Companion Planting: How To Grow Beautiful Veggies, Pest Free

Companion Planting

 

As the harsh reality of New Years resolution struggles and impending tax season befalls you, I urge you to focus your attention on images of spring: galavanting fawns, chirping birds, and flowers in bloom! Though for those of us stuck in the polar vortex, spring might not seem soon approaching, this is the perfect time to start planning your garden.

When you picture a farm, you may envision rows upon rows of a single crop. Monocultures have a huge presence in our current food system, and it’s not without reason. Planting a single crop allows farmers to streamline processes, harvest quickly, and maximize the size of their plants. But the cost of this system is loss of biodiversity and poor soil health, among others.

You may now crown yourself the master of your garden! You have the wonderful opportunity to create an ecosystem (no matter how humble a piece of land you may find yourself in possession of). Planting multiple species together, or companion planting, is a fun way to maximize your garden space, keep your soil healthy, and create habitat. It’s not about eliminating insects and “weeds” from your space, but rather using that wit of yours as well as some help from some companions to build a balanced garden.

Diversity is Key in Your Garden

If you plant a cornucopia of X plant, you are going to attract a cornucopia of insects that feed on X. And if you don’t have any plants that attract a predator of the insect that eats plant X, your garden is going to the best buffet of its life. But if you plant a variety of plants with different predators, the playing field will be more even, therefore requiring less pest maintenance on your part. This is an example of companion planting.

Companion planting can accomplish so much more than pest control, but if you wanted to read a novel, you wouldn’t be on the internet.
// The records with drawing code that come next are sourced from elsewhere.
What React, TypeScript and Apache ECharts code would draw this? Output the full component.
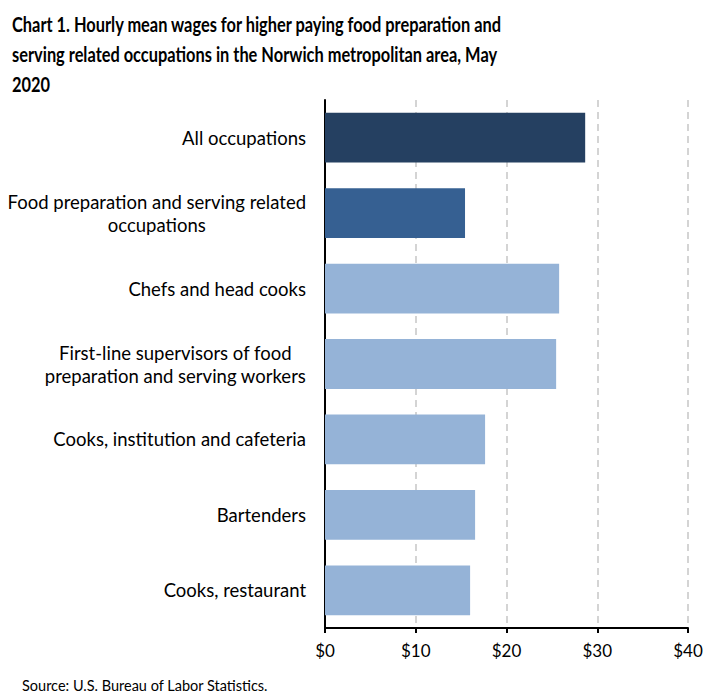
import React, { useEffect, useRef } from "react";
import * as echarts from "echarts";

const categories = [
  "All occupations",
  "Food preparation and serving related\noccupations",
  "Chefs and head cooks",
  "First-line supervisors of food\npreparation and serving workers",
  "Cooks, institution and cafeteria",
  "Bartenders",
  "Cooks, restaurant",
];
const wages = [28.67, 15.43, 25.8, 25.47, 17.64, 16.54, 15.99];
const barColors = ["#254061", "#366092", "#95B3D7", "#95B3D7", "#95B3D7", "#95B3D7", "#95B3D7"];
const xTicks = [0, 10, 20, 30, 40];

const titleLines = [
  "Chart 1. Hourly mean wages for higher paying food preparation and",
  "serving related occupations in the Norwich metropolitan area, May",
  "2020",
];
const sourceText = "Source: U.S. Bureau of Labor Statistics.";

export default function App() {
  const ref = useRef<HTMLDivElement>(null);
  useEffect(() => {
    const chart = echarts.init(ref.current!, null, { renderer: "svg" });
    const cats = [...categories].reverse();
    const vals = [...wages].reverse();
    const cols = [...barColors].reverse();
    chart.setOption({
      animation: false,
      backgroundColor: "#ffffff",
      graphic: [
        {
          type: "text",
          x: 12,
          y: 9,
          scaleX: 0.8,
          style: {
            text: titleLines.join("\n"),
            font: "bold 20.5px Lato",
            lineHeight: 30,
            fill: "#000000",
          },
        },
        {
          type: "text",
          x: 22,
          y: 678,
          style: {
            text: sourceText,
            font: "14.5px Lato",
            fill: "#000000",
          },
        },
      ],
      grid: { left: 325, right: 32, top: 100, bottom: 69, containLabel: false },
      xAxis: {
        type: "value",
        min: 0,
        max: 40,
        interval: 10,
        axisLine: { show: true, lineStyle: { color: "#000000", width: 2 } },
        axisTick: { show: true, length: 5, lineStyle: { color: "#000000", width: 2 } },
        axisLabel: {
          formatter: (v: number) => (xTicks.includes(v) ? "$" + v : ""),
          fontFamily: "Lato",
          fontSize: 17,
          color: "#000000",
          margin: 14,
        },
        splitLine: {
          show: true,
          lineStyle: { color: "#D4D4D4", width: 2, type: [7, 5] },
        },
      },
      yAxis: {
        type: "category",
        data: cats,
        axisLine: { show: true, lineStyle: { color: "#000000", width: 2 } },
        axisTick: { show: false },
        axisLabel: {
          color: "#000000",
          margin: 19,
          align: "right",
          formatter: (v: string) =>
            v
              .split("\n")
              .map((l) => "{c|" + l + "}")
              .join("\n"),
          rich: {
            c: {
              fontFamily: "Lato",
              fontSize: 18.5,
              lineHeight: 23,
              color: "#000000",
              align: "center",
            },
          },
        },
      },
      series: [
        {
          type: "bar",
          data: vals.map((v, i) => ({ value: v, itemStyle: { color: cols[i] } })),
          barCategoryGap: "34%",
          silent: true,
        },
      ],
    });
    return () => chart.dispose();
  }, []);
  return (
    <div
      ref={ref}
      style={{ position: "absolute", left: 0, top: 0, width: 720, height: 697 }}
    />
  );
}
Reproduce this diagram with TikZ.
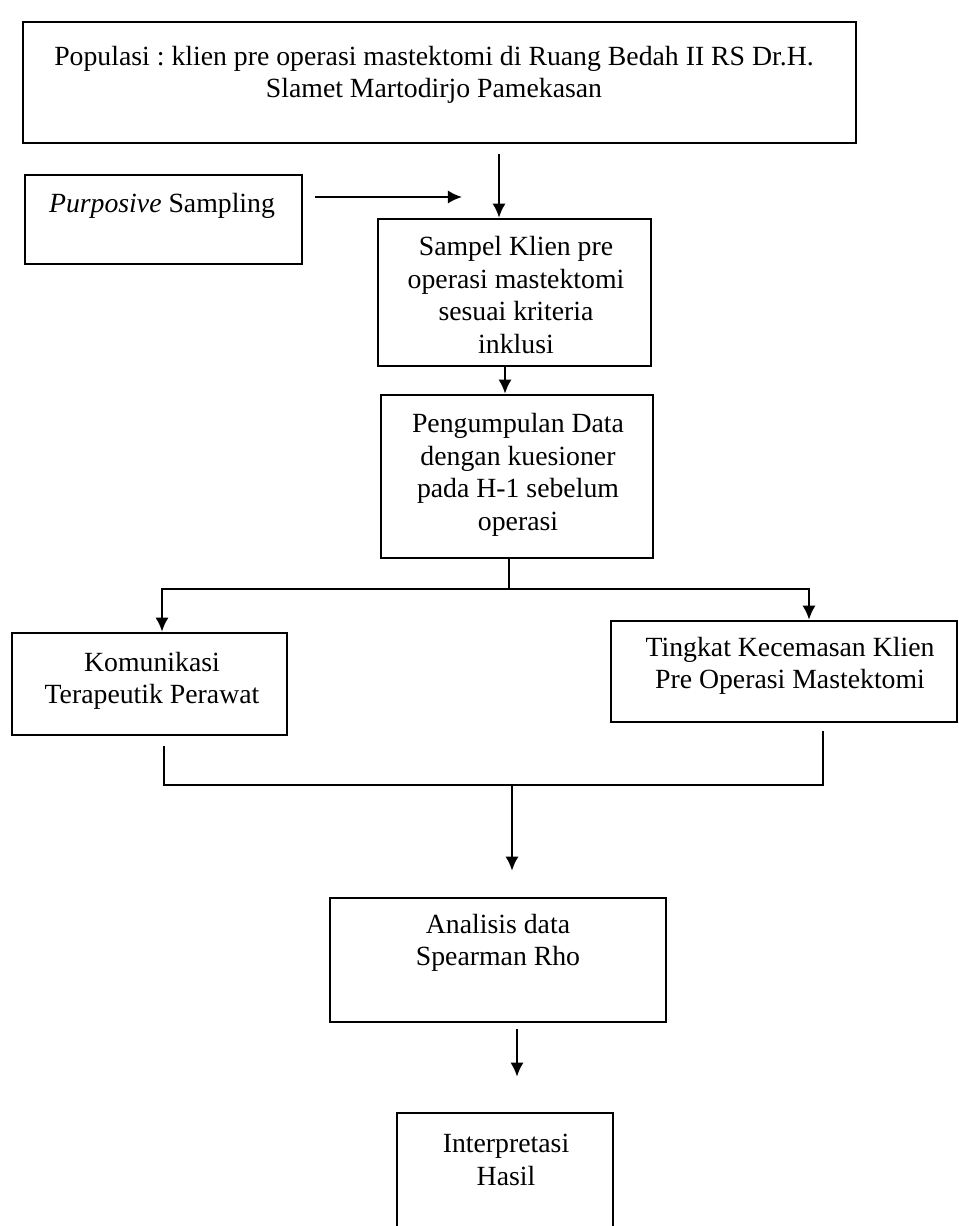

So today we’re talking about pests.

Decoy Plants

Though you may be the biggest salad lover you know, your lust of leaves is rivaled by, well, tons and tons of insects. I can only imagine what it must feel like to be an insect watching a gardener sow seeds or transplant plants into their garden. I think it might compare to how I feel when I see someone cutting up an array of cheeses. (So grate!) While you don’t want insects eating away at your plants, you also don’t want pesticides tainting them. So you are going to have to outsmart the pests.

One trick of the trade is to plant a “decoy plant.” Organicgardening.com suggests planting spinach next to radish. Leafminers might be adorable baby insects, but they are also vicious predators who want to mine all of your leaves. But when they come to dine at your garden, they will be distracted by the radish leaves. Radishes with damaged leaves will still grow perfectly good roots, which is the part you’re after anyway. They will likely take a few chomps of the spinach as well, but the damage will be less than if they didn't have another plant to munch on.

Guard Plants

After a moment of silence for the self-sacrifice offered by our decoy plants, we move on to our guards. If you’ve ever lost a lover because of your insanely garlicky garlic breath, you might not be surprised to hear that garlic, and other strongly scented plants can ward off pests! Gayla Trail’s book “Grow Great Grub” explains that carrot fly larva dig tunnels through root vegetables, but they are repelled by the scent of rosemary, sage, and onions.

Beneficial Insects

Though your decoys and guards are good, they are only so good. You also need to form alliances. In the garden world, ladybugs are your best friends because they eat aphids, your worst enemy. Now, you can buy ladybugs and release them into your garden, but something I’ve learned through my many years of gardening is that ladybugs can fly. If they want to leave, they will. Just like you can’t kidnap people and make them hang out at your house and do your chores. You have to lure them in. There are many plants that will attract ladybugs and other “beneficial insects.” Do not feel limited in what you can plant! I drew inspiration from organicgardening.com’s list. Fennel is one of the plants listed here, which I would choose because it also has delicious seeds and leaves.

Companion planting is an exciting concept that extends far beyond pest management. As you start to plan your spring garden, I encourage you to do your research and find out the amazing potential. Rather than banishing all insects from your garden, experiment with attracting beneficial insects to your garden. Next thing you know, National Geographic will ask to do a photo shoot in your yard. Or you’ll have some undamaged spinach and make friends with some butterflies.